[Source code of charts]
## START
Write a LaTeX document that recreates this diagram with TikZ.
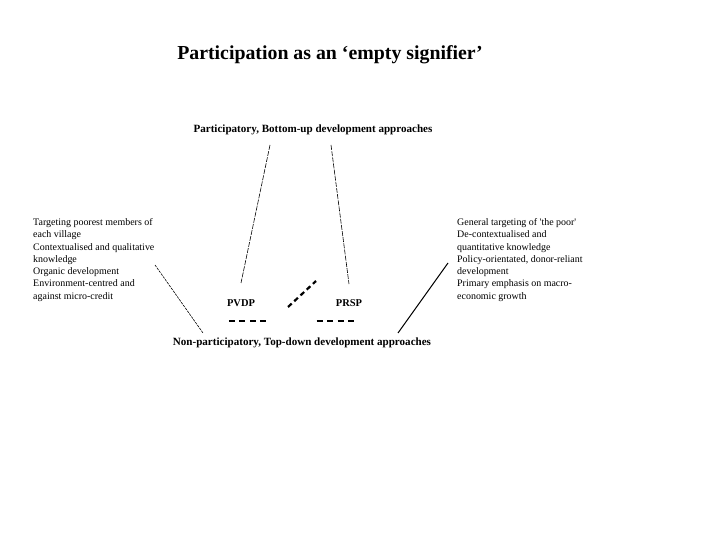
\documentclass[tikz,border=0pt]{standalone}
\usepackage{fontspec}
\setmainfont{Liberation Serif}
\usetikzlibrary{positioning}

\tikzset{
  heading/.style={font=\bfseries\fontsize{11.1}{13}\selectfont, inner sep=0pt},
  listbox/.style={align=flush left, anchor=north west, inner sep=0pt, text width=160bp, font=\fontsize{10}{12.3}\selectfont},
  thinlink/.style={line width=0.6bp, dash pattern=on 5bp off 1.2bp},
  dotlink/.style={line width=0.6bp, dash pattern=on 2.5bp off 1bp},
  heavydash/.style={line width=2.2bp, dash pattern=on 5bp off 3.5bp}
}

\begin{document}
\begin{tikzpicture}[x=1bp, y=-1bp]
            \useasboundingbox (0,0) rectangle (720,540);
            \node[font=\bfseries\fontsize{19.9}{23}\selectfont] (title) at (330,55) {Participation as an ‘empty signifier’};
            \node[heading] (top) at (313,130) {Participatory, Bottom-up development approaches};
            \node[heading] (bottom) at (302,343) {Non-participatory, Top-down development approaches};
            \node[heading, font=\bfseries\fontsize{10.5}{12}\selectfont] (pvdp) at (241,303) {PVDP};
            \node[heading, font=\bfseries\fontsize{10.5}{12}\selectfont] (prsp) at (349,303) {PRSP};
            \node[listbox] (left) at (33,218.5) {Targeting poorest members of\\each village\\Contextualised and qualitative\\knowledge\\Organic development\\Environment-centred and\\against micro-credit};
            \node[listbox] (right) at (457,218.5) {General targeting of \textquotesingle the poor\textquotesingle\\De-contextualised and\\quantitative knowledge\\Policy-orientated, donor-reliant\\development\\Primary emphasis on macro-\\economic growth};
            % links
            \coordinate (tl) at (270,145);
            \coordinate (pl) at (241,283);
            \coordinate (tr) at (331,145);
            \coordinate (pr) at (349,284);
            \coordinate (ll) at (155,265);
            \coordinate (bl) at (203,333);
            \coordinate (rr) at (448,263);
            \coordinate (br) at (398,333);
            \coordinate (m1) at (288,307);
            \coordinate (m2) at (316,281);
            \draw[thinlink] (tl) -- (pl);
            \draw[thinlink] (tr) -- (pr);
            \draw[dotlink] (ll) -- (bl);
            \draw[line width=1bp] (rr) -- (br);
            \draw[heavydash] (m1) -- (m2);
            \draw[line width=2bp, dash pattern=on 6bp off 4.5bp] (pvdp.south west) ++(2,14) -- ++(38,0);
            \draw[line width=2bp, dash pattern=on 6bp off 4.5bp] (prsp.south west) ++(-19,14) -- ++(38,0);
        \end{tikzpicture}
\end{document}
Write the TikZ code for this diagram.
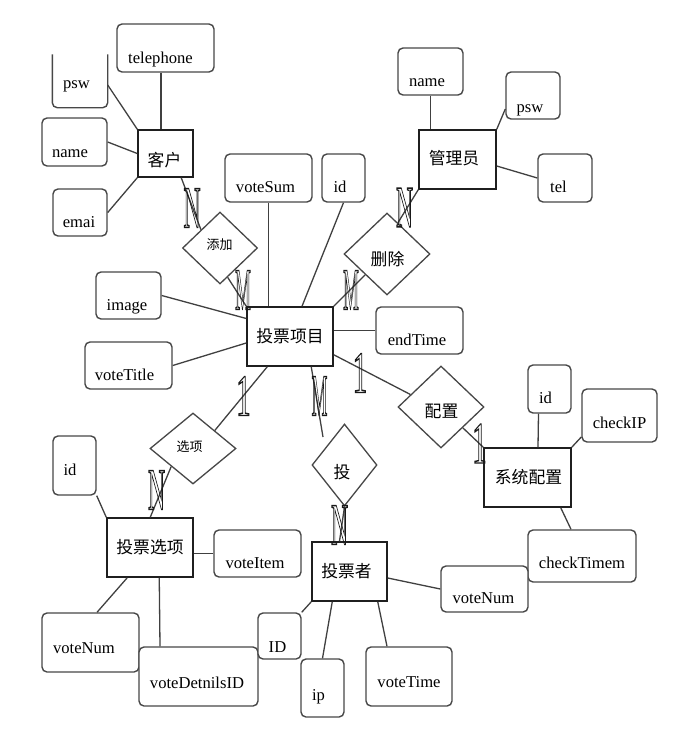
\documentclass[tikz,border=0pt]{standalone}
\usepackage{fontspec}
\setmainfont{Liberation Serif}
\newfontfamily\cjk{Noto Sans CJK SC}
\usetikzlibrary{shapes.geometric,calc}
\tikzset{
  attrbox/.style={draw=black!72, line width=1.4pt, rounded corners=5pt, fill=white, inner sep=0pt},
  entbox/.style={draw=black!88, line width=1.5pt, fill=white, inner sep=0pt},
  relbox/.style={diamond, draw=black!72, line width=1.3pt, fill=white, inner sep=0pt},
  link/.style={draw=black!75, line width=1.3pt},
  attrtext/.style={font=\fontsize{16.6}{18}\selectfont, inner sep=0pt},
  enttext/.style={font=\cjk\fontsize{16.8}{18}\selectfont, inner sep=0pt},
  card/.style={font=\fontsize{59}{60}\selectfont, text=black!90, inner sep=0pt},
}
\newcommand\outl[1]{\special{pdf:literal direct 1 Tr 1.4 w}#1}
% name x1 y1 x2 y2 dx baseoffset text
\newcommand\attrnode[8]{%
  \node[attrbox, minimum width={#4pt-#2pt}, minimum height={#5pt-#3pt},
    label={[attrtext, anchor=base, xshift=#6pt, yshift=#7pt]south:#8}]
    (#1) at ({(#2+#4)/2},{(#3+#5)/2}) {};}
% name x1 y1 x2 y2 dx dy text
\newcommand\entnode[8]{%
  \node[entbox, minimum width={#4pt-#2pt}, minimum height={#5pt-#3pt},
    label={[enttext, xshift=#6pt, yshift=#7pt]center:#8}]
    (#1) at ({(#2+#4)/2},{(#3+#5)/2}) {};}
% name cx cy hw hh dx dy text
\newcommand\relnode[8]{%
  \node[relbox, minimum width={2*#4pt}, minimum height={2*#5pt},
    label={[enttext, xshift=#6pt, yshift=#7pt]center:#8}]
    (#1) at (#2,#3) {};}
\begin{document}
\begin{tikzpicture}[x=1pt, y=-1pt]
\fill[white] (0,0) rectangle (692,734);
\useasboundingbox (0,0) rectangle (692,734);

% attributes
\attrnode{tel1}{117}{24}{214}{72}{-5}{9}{telephone}
\node[attrbox, draw=none, minimum width=54pt, minimum height=52pt,
  label={[attrtext, anchor=base, xshift=-3.5pt, yshift=19pt]south:psw}]
  (psw1) at (80,81) {};
\draw[draw=black!72, line width=1.4pt, rounded corners=5pt]
  (psw1.north west) -- (psw1.south west) -- (psw1.south east) -- (psw1.north east);
\attrnode{name1}{42}{118}{107}{166}{-4.5}{9}{name}
\attrnode{emai}{53}{189}{107}{236}{-1}{9}{emai}
\attrnode{name2}{398}{48}{463}{95}{-3.5}{9}{name}
\attrnode{psw2}{506}{72}{560}{119}{-3}{7}{psw}
\attrnode{tel2}{538}{154}{592}{202}{-6.5}{10}{tel}
\attrnode{vs}{225}{154}{312}{202}{-3}{10}{voteSum}
\attrnode{id1}{322}{154}{365}{202}{-3.5}{10}{id}
\attrnode{img}{96}{272}{161}{319}{-1.5}{9}{image}
\attrnode{vt}{85}{342}{172}{389}{-4}{9}{voteTitle}
\attrnode{et}{376}{307}{463}{354}{-2.5}{9}{endTime}
\attrnode{id3}{528}{365}{571}{413}{-4}{10}{id}
\attrnode{cip}{582}{389}{657}{442}{0}{14}{checkIP}
\attrnode{ctm}{528}{530}{636}{582}{0}{14}{checkTimem}
\attrnode{id2}{53}{436}{96}{495}{-4.5}{20}{id}
\attrnode{vi}{214}{530}{301}{577}{-2.5}{9}{voteItem}
\attrnode{vn1}{42}{613}{139}{672}{-6.5}{19}{voteNum}
\attrnode{vd}{139}{647}{258}{706}{-1.5}{18}{voteDetnilsID}
\attrnode{id4}{258}{613}{301}{659}{-2}{7}{ID}
\attrnode{ip}{301}{659}{344}{717}{-4}{17}{ip}
\attrnode{vtm}{366}{647}{452}{706}{0}{19}{voteTime}
\attrnode{vn2}{441}{566}{528}{612}{-1}{9}{voteNum}

% entities
\entnode{kh}{138}{130}{193}{177}{-1}{-6.5}{客户}
\entnode{gly}{419}{130}{496}{189}{-3.5}{1.5}{管理员}
\entnode{xm}{247}{307}{333}{366}{0}{0}{投票项目}
\entnode{xt}{484}{448}{571}{507}{1}{0}{系统配置}
\entnode{xpx}{107}{518}{193}{577}{0}{0}{投票选项}
\entnode{tps}{312}{542}{387}{601}{-3}{0}{投票者}

% relationships
\relnode{tj}{220}{248}{37.5}{36}{-0.5}{3}{\fontsize{13}{14}\selectfont 添加}
\relnode{sc}{387}{254}{43}{41}{0.5}{-5.5}{删除}
\relnode{pz}{441}{407}{43}{41}{0.5}{-4.5}{配置}
\relnode{xx}{193}{448.5}{43}{35.5}{-3.5}{2}{\fontsize{13}{14}\selectfont 选项}
\relnode{tou}{344.5}{465}{32.5}{41}{-2.5}{-7}{投}
\coordinate (touend) at (323,437);

% connectors
\draw[link] ([xshift=-4.5pt]tel1.south) -- ([xshift=-4.5pt]kh.north);
\draw[link] ([yshift=-4pt]psw1.east) -- (kh.north west);
\draw[link] (name1.east) -- (kh.west);
\draw[link] (emai.east) -- (kh.south west);
\draw[link] ([xshift=44pt]kh.south west) -- (tj.north west);
\draw[link] ($(tj.east)!0.8!(tj.south)$) -- (xm.north west);
\draw[link] (name2.south) -- (name2.south |- gly.north);
\draw[link] ([yshift=-13.5pt]psw2.west) -- (gly.north east);
\draw[link] ([yshift=-6.5pt]gly.east) -- (tel2.west);
\draw[link] (gly.south west) -- ($(sc.north)!0.25!(sc.east)$);
\draw[link] (sc.south west) -- (xm.north east);
\draw[link] (vs.south) -- (vs.south |- xm.north);
\draw[link] (id1.south) -- ([xshift=12pt]xm.north);
\draw[link] (img.east) -- ([yshift=18pt]xm.west);
\draw[link] (vt.east) -- ([yshift=-6.5pt]xm.west);
\draw[link] (et.west) -- (et.west -| xm.east);
\draw[link] ([yshift=12pt]xm.south east) -- ($(pz.west)!0.3!(pz.north)$);
\draw[link] ([xshift=21pt]xm.south west) -- (xx.north east);
\draw[link] ([xshift=65pt]xm.south west) -- (touend);
\draw[link] (tou.south) -- ([xshift=-10pt]tps.north);
\draw[link] (pz.south east) -- (xt.north west);
\draw[link] ([xshift=-11pt]id3.south) -- ([xshift=10.5pt]xt.north);
\draw[link] ([yshift=-21.5pt]cip.west) -- (xt.north east);
\draw[link] ([xshift=-11pt]xt.south east) -- ([xshift=-11pt]ctm.north);
\draw[link] (xx.south west) -- ([xshift=44pt]xpx.north west);
\draw[link] (id2.south east) -- (xpx.north west);
\draw[link] (vi.west) -- (vi.west -| xpx.east);
\draw[link] ([xshift=21pt]xpx.south west) -- ([xshift=6.5pt]vn1.north);
\draw[link] ([xshift=53pt]xpx.south west) -- ([xshift=-38.5pt]vd.north);
\draw[link] (tps.south west) -- (id4.north east);
\draw[link] ([xshift=21pt]tps.south west) -- (ip.north);
\draw[link] ([xshift=-10pt]tps.south east) -- ([xshift=-22pt]vtm.north);
\draw[link] ([yshift=-6.5pt]tps.east) -- (vn2.west);

% cardinalities
\node[card, xscale=0.4] (c1) at (192,208) {\outl{N}};
\node[card, xscale=0.3] (c2) at (243,290) {\outl{M}};
\node[card, xscale=0.3] (c3) at (351,290) {\outl{M}};
\node[card, xscale=0.4] (c4) at (404.5,207.5) {\outl{N}};
\node[card, xscale=0.5] (c5) at (360,373) {\outl{1}};
\node[card, xscale=0.5] (c6) at (243.5,396) {\outl{1}};
\node[card, xscale=0.3] (c7) at (319.5,396) {\outl{M}};
\node[card, xscale=0.5] (c8) at (479.5,443.5) {\outl{1}};
\node[card, xscale=0.4] (c9) at (156.5,490) {\outl{N}};
\node[card, xscale=0.4] (c10) at (339.5,525) {\outl{N}};
\end{tikzpicture}
\end{document}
## END
• _Job_
Copy each line above where the string "diagram" occurs.

• _Complete output_
Write a LaTeX document that recreates this diagram with TikZ.
Write the TikZ code for this diagram.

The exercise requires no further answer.